──────── Task inputs

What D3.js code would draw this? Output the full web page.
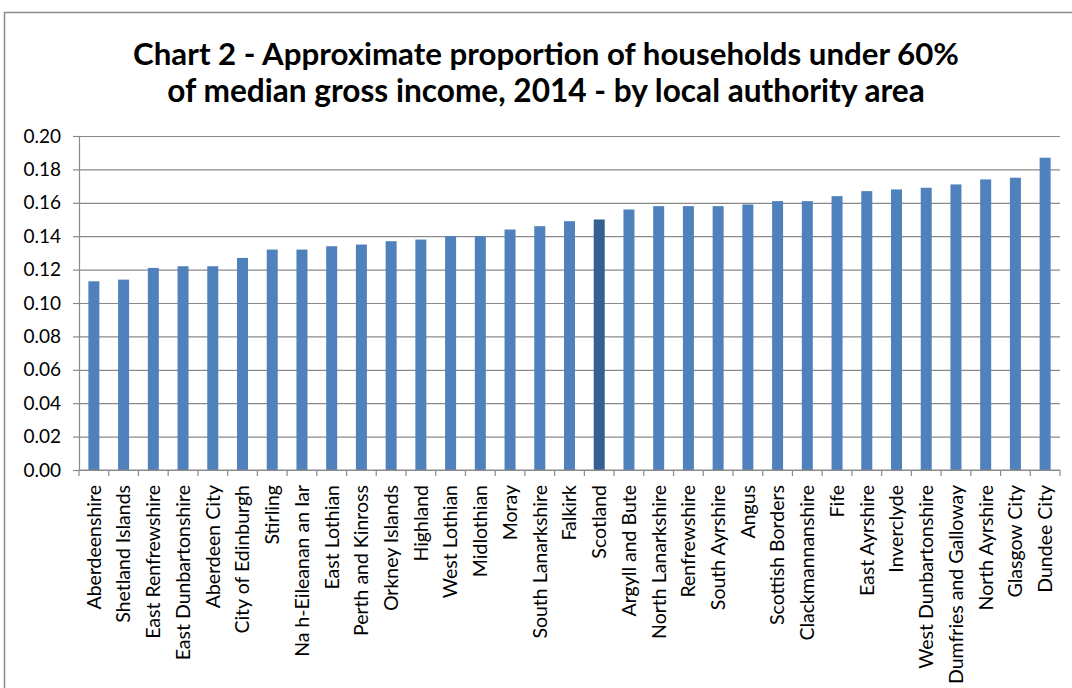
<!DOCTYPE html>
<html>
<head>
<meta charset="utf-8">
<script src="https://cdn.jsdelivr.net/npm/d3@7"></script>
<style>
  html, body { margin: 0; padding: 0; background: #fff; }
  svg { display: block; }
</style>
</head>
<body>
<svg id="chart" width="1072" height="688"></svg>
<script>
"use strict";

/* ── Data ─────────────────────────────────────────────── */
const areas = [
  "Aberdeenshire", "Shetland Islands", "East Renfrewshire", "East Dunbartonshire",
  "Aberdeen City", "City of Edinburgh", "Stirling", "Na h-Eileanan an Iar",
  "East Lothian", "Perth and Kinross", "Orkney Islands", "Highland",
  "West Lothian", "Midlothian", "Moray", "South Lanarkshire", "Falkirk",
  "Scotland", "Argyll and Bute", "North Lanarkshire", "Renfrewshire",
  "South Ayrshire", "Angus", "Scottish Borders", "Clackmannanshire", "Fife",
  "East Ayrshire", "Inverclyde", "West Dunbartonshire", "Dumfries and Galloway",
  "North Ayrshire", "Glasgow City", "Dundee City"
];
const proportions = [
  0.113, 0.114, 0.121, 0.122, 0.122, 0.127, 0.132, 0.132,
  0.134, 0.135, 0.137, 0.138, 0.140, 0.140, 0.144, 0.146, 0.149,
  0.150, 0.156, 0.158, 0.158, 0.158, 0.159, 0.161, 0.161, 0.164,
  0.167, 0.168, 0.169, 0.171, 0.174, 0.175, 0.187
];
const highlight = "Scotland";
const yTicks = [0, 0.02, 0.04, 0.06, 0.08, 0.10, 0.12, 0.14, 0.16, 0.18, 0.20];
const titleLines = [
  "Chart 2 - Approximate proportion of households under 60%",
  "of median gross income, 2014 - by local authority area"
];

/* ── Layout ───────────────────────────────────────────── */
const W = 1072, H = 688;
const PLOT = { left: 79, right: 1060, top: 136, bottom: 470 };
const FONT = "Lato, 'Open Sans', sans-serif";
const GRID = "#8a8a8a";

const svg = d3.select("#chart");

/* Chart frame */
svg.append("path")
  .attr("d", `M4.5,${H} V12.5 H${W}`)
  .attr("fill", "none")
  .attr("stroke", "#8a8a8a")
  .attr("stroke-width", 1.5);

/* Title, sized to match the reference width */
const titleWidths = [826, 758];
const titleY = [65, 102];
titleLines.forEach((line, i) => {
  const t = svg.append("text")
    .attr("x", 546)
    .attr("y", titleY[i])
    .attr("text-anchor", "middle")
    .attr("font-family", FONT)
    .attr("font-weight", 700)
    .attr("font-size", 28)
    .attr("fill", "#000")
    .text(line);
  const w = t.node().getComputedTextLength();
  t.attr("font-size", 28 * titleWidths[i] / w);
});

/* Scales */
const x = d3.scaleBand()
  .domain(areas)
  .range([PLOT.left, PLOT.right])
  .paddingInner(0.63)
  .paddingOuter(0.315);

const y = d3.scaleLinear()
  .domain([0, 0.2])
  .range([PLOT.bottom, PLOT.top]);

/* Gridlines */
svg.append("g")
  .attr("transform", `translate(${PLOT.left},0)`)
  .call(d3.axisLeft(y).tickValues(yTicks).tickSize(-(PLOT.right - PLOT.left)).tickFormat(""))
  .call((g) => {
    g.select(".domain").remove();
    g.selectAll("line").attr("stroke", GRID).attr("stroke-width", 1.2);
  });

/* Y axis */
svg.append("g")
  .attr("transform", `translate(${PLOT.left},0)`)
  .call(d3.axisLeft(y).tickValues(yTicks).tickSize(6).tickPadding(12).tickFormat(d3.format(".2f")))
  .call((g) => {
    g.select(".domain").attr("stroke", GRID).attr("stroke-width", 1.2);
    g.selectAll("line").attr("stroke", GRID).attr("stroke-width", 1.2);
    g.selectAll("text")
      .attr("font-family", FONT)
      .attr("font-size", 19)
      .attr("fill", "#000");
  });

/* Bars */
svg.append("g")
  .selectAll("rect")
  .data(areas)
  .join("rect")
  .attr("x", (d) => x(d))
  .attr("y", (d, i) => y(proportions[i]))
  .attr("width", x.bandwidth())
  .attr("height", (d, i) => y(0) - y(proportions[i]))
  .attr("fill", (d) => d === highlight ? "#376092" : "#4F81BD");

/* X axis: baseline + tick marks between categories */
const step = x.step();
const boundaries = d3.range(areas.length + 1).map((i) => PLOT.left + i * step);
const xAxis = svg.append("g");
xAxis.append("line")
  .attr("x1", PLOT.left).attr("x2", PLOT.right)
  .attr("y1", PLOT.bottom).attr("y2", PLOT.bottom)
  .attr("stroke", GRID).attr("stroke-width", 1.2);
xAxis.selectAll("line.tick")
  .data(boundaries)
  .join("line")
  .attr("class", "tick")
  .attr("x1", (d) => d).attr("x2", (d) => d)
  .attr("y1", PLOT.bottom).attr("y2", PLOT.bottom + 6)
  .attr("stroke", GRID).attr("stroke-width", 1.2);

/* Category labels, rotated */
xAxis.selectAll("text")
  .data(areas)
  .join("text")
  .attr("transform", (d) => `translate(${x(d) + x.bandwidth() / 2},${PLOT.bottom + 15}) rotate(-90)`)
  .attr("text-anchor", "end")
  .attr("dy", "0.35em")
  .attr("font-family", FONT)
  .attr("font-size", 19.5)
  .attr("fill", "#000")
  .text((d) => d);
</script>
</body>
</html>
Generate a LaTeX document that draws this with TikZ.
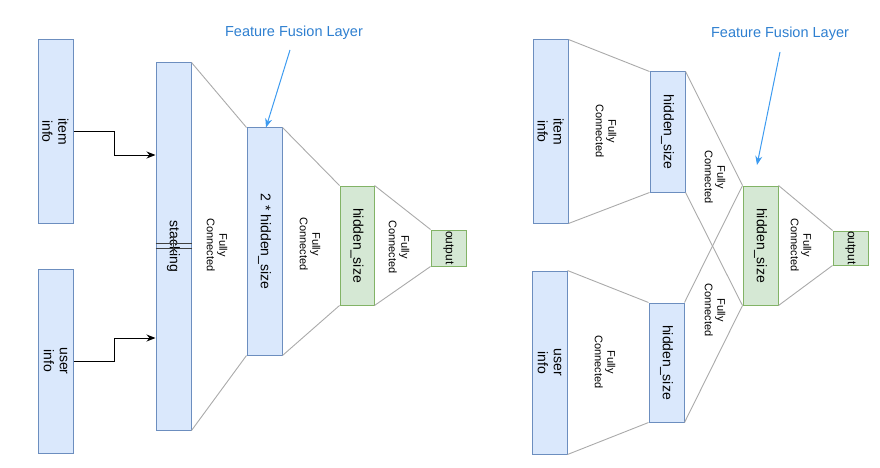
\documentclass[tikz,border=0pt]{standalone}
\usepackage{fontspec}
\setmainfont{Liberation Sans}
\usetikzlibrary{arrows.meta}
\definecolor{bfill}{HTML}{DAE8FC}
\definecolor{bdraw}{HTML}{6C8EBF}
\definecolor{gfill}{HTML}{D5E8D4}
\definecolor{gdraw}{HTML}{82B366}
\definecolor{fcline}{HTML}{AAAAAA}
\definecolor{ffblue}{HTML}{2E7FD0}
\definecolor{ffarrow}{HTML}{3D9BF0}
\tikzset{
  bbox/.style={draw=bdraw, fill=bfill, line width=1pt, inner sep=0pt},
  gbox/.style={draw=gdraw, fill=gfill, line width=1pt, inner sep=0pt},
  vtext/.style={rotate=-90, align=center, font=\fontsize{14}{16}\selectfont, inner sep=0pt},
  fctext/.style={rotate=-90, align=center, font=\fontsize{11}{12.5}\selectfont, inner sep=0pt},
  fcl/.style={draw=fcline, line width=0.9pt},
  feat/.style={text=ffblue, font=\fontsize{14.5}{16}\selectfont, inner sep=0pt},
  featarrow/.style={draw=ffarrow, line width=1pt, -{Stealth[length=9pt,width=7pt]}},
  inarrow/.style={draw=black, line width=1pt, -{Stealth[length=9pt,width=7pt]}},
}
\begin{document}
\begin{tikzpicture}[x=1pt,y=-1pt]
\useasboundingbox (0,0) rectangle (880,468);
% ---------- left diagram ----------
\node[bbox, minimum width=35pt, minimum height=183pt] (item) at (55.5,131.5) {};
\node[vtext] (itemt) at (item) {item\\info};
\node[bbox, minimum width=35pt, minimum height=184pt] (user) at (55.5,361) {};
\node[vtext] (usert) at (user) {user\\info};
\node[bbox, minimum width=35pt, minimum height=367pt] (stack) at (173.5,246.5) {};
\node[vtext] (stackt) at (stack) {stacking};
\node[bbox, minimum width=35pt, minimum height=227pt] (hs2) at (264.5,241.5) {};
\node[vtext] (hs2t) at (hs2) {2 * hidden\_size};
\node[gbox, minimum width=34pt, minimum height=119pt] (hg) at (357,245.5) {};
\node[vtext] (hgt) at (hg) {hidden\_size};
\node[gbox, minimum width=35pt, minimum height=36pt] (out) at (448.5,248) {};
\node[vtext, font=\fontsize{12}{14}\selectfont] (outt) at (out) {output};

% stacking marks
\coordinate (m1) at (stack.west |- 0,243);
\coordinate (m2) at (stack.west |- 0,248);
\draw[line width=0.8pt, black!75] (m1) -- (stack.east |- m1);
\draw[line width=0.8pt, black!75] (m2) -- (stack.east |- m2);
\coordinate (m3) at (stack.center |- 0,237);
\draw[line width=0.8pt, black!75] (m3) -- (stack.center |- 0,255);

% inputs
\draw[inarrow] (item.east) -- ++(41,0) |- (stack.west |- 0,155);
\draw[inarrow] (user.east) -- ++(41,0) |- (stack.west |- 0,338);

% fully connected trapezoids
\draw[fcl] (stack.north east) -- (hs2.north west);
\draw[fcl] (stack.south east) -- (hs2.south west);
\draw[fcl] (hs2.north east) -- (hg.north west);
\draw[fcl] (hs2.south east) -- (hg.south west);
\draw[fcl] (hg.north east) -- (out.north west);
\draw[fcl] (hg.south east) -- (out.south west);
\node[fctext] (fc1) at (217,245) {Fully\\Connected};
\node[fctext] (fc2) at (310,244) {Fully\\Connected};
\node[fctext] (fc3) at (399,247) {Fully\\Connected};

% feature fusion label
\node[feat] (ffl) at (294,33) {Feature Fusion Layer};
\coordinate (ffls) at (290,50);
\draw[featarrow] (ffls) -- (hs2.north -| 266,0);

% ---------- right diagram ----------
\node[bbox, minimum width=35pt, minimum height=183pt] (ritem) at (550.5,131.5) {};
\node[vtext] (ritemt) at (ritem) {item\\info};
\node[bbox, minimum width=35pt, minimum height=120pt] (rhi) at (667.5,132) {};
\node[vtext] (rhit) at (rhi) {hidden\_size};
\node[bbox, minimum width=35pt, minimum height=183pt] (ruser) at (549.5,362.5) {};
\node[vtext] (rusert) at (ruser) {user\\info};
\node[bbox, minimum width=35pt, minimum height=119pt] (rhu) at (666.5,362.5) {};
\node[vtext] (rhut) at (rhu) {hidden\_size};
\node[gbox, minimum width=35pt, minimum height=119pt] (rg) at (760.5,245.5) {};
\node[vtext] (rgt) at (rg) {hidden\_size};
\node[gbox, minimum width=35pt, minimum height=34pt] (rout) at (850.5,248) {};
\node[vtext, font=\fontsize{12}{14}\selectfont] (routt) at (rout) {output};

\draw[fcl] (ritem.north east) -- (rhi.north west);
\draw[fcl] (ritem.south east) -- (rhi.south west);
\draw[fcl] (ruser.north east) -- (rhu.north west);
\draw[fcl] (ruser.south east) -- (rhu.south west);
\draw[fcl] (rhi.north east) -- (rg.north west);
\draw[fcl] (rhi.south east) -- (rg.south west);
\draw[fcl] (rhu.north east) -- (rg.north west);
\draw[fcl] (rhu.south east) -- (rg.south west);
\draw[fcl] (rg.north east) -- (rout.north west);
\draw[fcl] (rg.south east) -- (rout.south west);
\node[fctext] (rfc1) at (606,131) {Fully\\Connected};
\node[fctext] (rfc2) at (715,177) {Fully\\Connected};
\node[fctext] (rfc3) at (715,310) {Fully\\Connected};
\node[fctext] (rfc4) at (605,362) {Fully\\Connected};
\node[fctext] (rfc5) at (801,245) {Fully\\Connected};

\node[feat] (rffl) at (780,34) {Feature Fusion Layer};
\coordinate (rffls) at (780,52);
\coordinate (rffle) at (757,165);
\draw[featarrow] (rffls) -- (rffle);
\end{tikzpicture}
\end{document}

────────────────

— Task instructions —
Count every line above that holds the string "this" and give the total, nothing more.

— Completed exercise —
2